Task prompt:
Pictures stay out of the copy; restate everything else in the material exactly.

===== Supplied data =====

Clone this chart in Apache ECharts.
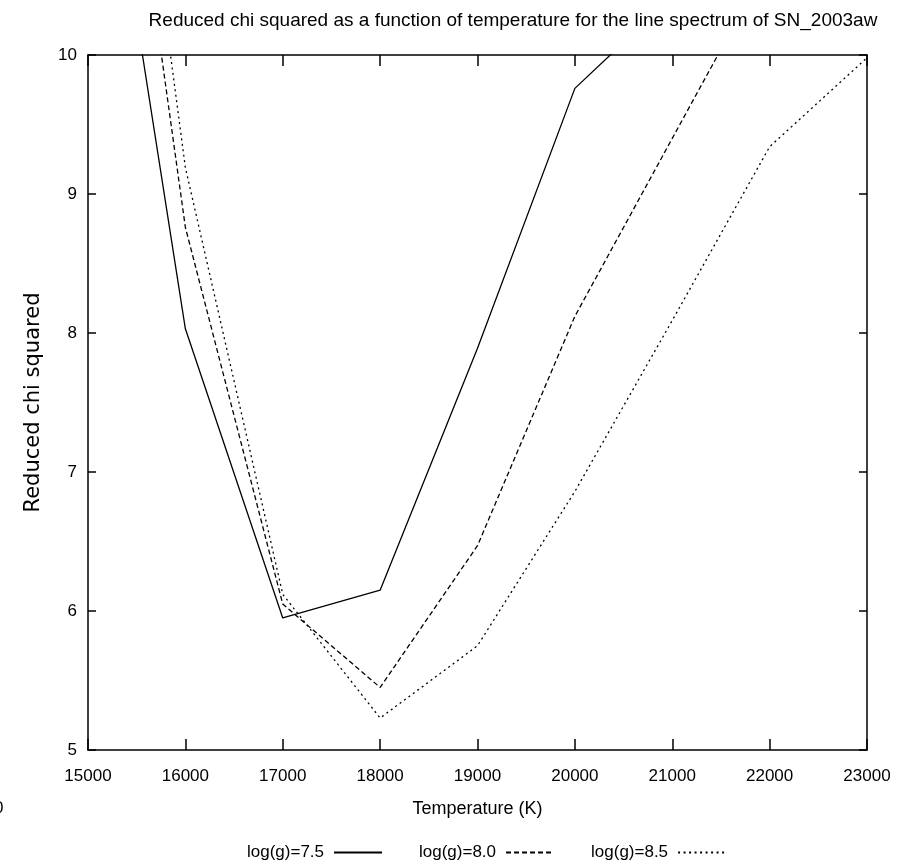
<!DOCTYPE html>
<html>
<head>
<meta charset="utf-8">
<script src="https://cdn.jsdelivr.net/npm/echarts@6/dist/echarts.min.js"></script>
<style>html,body{margin:0;padding:0;background:#fff}#c{width:908px;height:865px}</style>
</head>
<body>
<div id="c"></div>
<script>
var temperatures = [15000, 16000, 17000, 18000, 19000, 20000, 21000, 22000, 23000];
var chiLogg75 = [12.5, 8.03, 5.95, 6.15, 7.89, 9.76, 10.42, null, null];
var chiLogg80 = [13.8, 8.76, 6.05, 5.45, 6.47, 8.12, 9.40, 10.68, null];
var chiLogg85 = [14.5, 9.19, 6.12, 5.23, 5.75, 6.86, 8.09, 9.34, 9.98];
var seriesNames = ['log(g)=7.5', 'log(g)=8.0', 'log(g)=8.5'];
var xTicks = [15000, 16000, 17000, 18000, 19000, 20000, 21000, 22000, 23000];
var yTicks = [5, 6, 7, 8, 9, 10];

function pairs(vals) {
  var out = [];
  for (var i = 0; i < temperatures.length; i++) {
    if (vals[i] !== null) out.push([temperatures[i], vals[i]]);
  }
  return out;
}

var FONT = 'Liberation Sans';
var chart = echarts.init(document.getElementById('c'), null, {renderer: 'canvas'});
var axisLine = {show: true, lineStyle: {color: '#000', width: 1.5}};
var option = {
  backgroundColor: '#fff',
  animation: false,
  title: {
    text: 'Reduced chi squared as a function of temperature for the line spectrum of SN_2003aw',
    left: 508, top: 6, textAlign: 'center',
    textStyle: {fontFamily: FONT, fontSize: 19, fontWeight: 'normal', color: '#000'}
  },
  grid: {left: 88, right: 41, top: 55, bottom: 115},
  legend: {
    data: seriesNames,
    left: 242, top: 839,
    align: 'right',
    itemWidth: 48, itemHeight: 10, itemGap: 36,
    itemStyle: {opacity: 0},
    textStyle: {fontFamily: FONT, fontSize: 17, color: '#000', padding: [0, 5, 0, 0]}
  },
  xAxis: [{
    type: 'value', min: xTicks[0], max: xTicks[xTicks.length - 1], interval: 1000,
    name: 'Temperature (K)', nameLocation: 'middle', nameGap: 50,
    nameTextStyle: {fontFamily: FONT, fontSize: 18, color: '#000'},
    axisLine: axisLine,
    axisTick: {show: true, inside: true, length: 11, lineStyle: {color: '#000', width: 1.5}},
    axisLabel: {fontFamily: FONT, fontSize: 17, color: '#000', margin: 18,
      formatter: function (v) { return String(v); }},
    splitLine: {show: false}
  }, {
    type: 'value', position: 'top', min: xTicks[0], max: xTicks[xTicks.length - 1], interval: 1000,
    axisLine: axisLine,
    axisTick: {show: true, inside: true, length: 11, lineStyle: {color: '#000', width: 1.5}},
    axisLabel: {show: false}, splitLine: {show: false}
  }],
  yAxis: [{
    type: 'value', min: yTicks[0], max: yTicks[yTicks.length - 1], interval: 1,
    name: 'Reduced chi squared', nameLocation: 'middle', nameGap: 44, nameRotate: 90,
    nameTextStyle: {fontFamily: 'DejaVu Sans', fontSize: 21, color: '#000'},
    axisLine: axisLine,
    axisTick: {show: true, inside: true, length: 8, lineStyle: {color: '#000', width: 1.5}},
    axisLabel: {fontFamily: FONT, fontSize: 17, color: '#000', margin: 11},
    splitLine: {show: false}
  }, {
    type: 'value', position: 'right', min: yTicks[0], max: yTicks[yTicks.length - 1], interval: 1,
    axisLine: axisLine,
    axisTick: {show: true, inside: true, length: 8, lineStyle: {color: '#000', width: 1.5}},
    axisLabel: {show: false}, splitLine: {show: false}
  }],
  graphic: [{
    type: 'text', left: -6, top: 800,
    style: {text: '0', fontFamily: FONT, fontSize: 17, fill: '#000'}
  }],
  series: [
    {name: seriesNames[0], type: 'line', data: pairs(chiLogg75), symbol: 'none', clip: true,
     lineStyle: {color: '#000', width: 1.3, type: 'solid'}, itemStyle: {color: '#000'}},
    {name: seriesNames[1], type: 'line', data: pairs(chiLogg80), symbol: 'none', clip: true,
     lineStyle: {color: '#000', width: 1.3, type: [5, 3]}, itemStyle: {color: '#000'}},
    {name: seriesNames[2], type: 'line', data: pairs(chiLogg85), symbol: 'none', clip: true,
     lineStyle: {color: '#000', width: 1.3, type: [2, 3.5]}, itemStyle: {color: '#000'}}
  ]
};
chart.setOption(option);
</script>
</body>
</html>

=====

Answer to this task:
Clone this chart in Apache ECharts.
<!DOCTYPE html>
<html>
<head>
<meta charset="utf-8">
<script src="https://cdn.jsdelivr.net/npm/echarts@6/dist/echarts.min.js"></script>
<style>html,body{margin:0;padding:0;background:#fff}#c{width:908px;height:865px}</style>
</head>
<body>
<div id="c"></div>
<script>
var temperatures = [15000, 16000, 17000, 18000, 19000, 20000, 21000, 22000, 23000];
var chiLogg75 = [12.5, 8.03, 5.95, 6.15, 7.89, 9.76, 10.42, null, null];
var chiLogg80 = [13.8, 8.76, 6.05, 5.45, 6.47, 8.12, 9.40, 10.68, null];
var chiLogg85 = [14.5, 9.19, 6.12, 5.23, 5.75, 6.86, 8.09, 9.34, 9.98];
var seriesNames = ['log(g)=7.5', 'log(g)=8.0', 'log(g)=8.5'];
var xTicks = [15000, 16000, 17000, 18000, 19000, 20000, 21000, 22000, 23000];
var yTicks = [5, 6, 7, 8, 9, 10];

function pairs(vals) {
  var out = [];
  for (var i = 0; i < temperatures.length; i++) {
    if (vals[i] !== null) out.push([temperatures[i], vals[i]]);
  }
  return out;
}

var FONT = 'Liberation Sans';
var chart = echarts.init(document.getElementById('c'), null, {renderer: 'canvas'});
var axisLine = {show: true, lineStyle: {color: '#000', width: 1.5}};
var option = {
  backgroundColor: '#fff',
  animation: false,
  title: {
    text: 'Reduced chi squared as a function of temperature for the line spectrum of SN_2003aw',
    left: 508, top: 6, textAlign: 'center',
    textStyle: {fontFamily: FONT, fontSize: 19, fontWeight: 'normal', color: '#000'}
  },
  grid: {left: 88, right: 41, top: 55, bottom: 115},
  legend: {
    data: seriesNames,
    left: 242, top: 839,
    align: 'right',
    itemWidth: 48, itemHeight: 10, itemGap: 36,
    itemStyle: {opacity: 0},
    textStyle: {fontFamily: FONT, fontSize: 17, color: '#000', padding: [0, 5, 0, 0]}
  },
  xAxis: [{
    type: 'value', min: xTicks[0], max: xTicks[xTicks.length - 1], interval: 1000,
    name: 'Temperature (K)', nameLocation: 'middle', nameGap: 50,
    nameTextStyle: {fontFamily: FONT, fontSize: 18, color: '#000'},
    axisLine: axisLine,
    axisTick: {show: true, inside: true, length: 11, lineStyle: {color: '#000', width: 1.5}},
    axisLabel: {fontFamily: FONT, fontSize: 17, color: '#000', margin: 18,
      formatter: function (v) { return String(v); }},
    splitLine: {show: false}
  }, {
    type: 'value', position: 'top', min: xTicks[0], max: xTicks[xTicks.length - 1], interval: 1000,
    axisLine: axisLine,
    axisTick: {show: true, inside: true, length: 11, lineStyle: {color: '#000', width: 1.5}},
    axisLabel: {show: false}, splitLine: {show: false}
  }],
  yAxis: [{
    type: 'value', min: yTicks[0], max: yTicks[yTicks.length - 1], interval: 1,
    name: 'Reduced chi squared', nameLocation: 'middle', nameGap: 44, nameRotate: 90,
    nameTextStyle: {fontFamily: 'DejaVu Sans', fontSize: 21, color: '#000'},
    axisLine: axisLine,
    axisTick: {show: true, inside: true, length: 8, lineStyle: {color: '#000', width: 1.5}},
    axisLabel: {fontFamily: FONT, fontSize: 17, color: '#000', margin: 11},
    splitLine: {show: false}
  }, {
    type: 'value', position: 'right', min: yTicks[0], max: yTicks[yTicks.length - 1], interval: 1,
    axisLine: axisLine,
    axisTick: {show: true, inside: true, length: 8, lineStyle: {color: '#000', width: 1.5}},
    axisLabel: {show: false}, splitLine: {show: false}
  }],
  graphic: [{
    type: 'text', left: -6, top: 800,
    style: {text: '0', fontFamily: FONT, fontSize: 17, fill: '#000'}
  }],
  series: [
    {name: seriesNames[0], type: 'line', data: pairs(chiLogg75), symbol: 'none', clip: true,
     lineStyle: {color: '#000', width: 1.3, type: 'solid'}, itemStyle: {color: '#000'}},
    {name: seriesNames[1], type: 'line', data: pairs(chiLogg80), symbol: 'none', clip: true,
     lineStyle: {color: '#000', width: 1.3, type: [5, 3]}, itemStyle: {color: '#000'}},
    {name: seriesNames[2], type: 'line', data: pairs(chiLogg85), symbol: 'none', clip: true,
     lineStyle: {color: '#000', width: 1.3, type: [2, 3.5]}, itemStyle: {color: '#000'}}
  ]
};
chart.setOption(option);
</script>
</body>
</html>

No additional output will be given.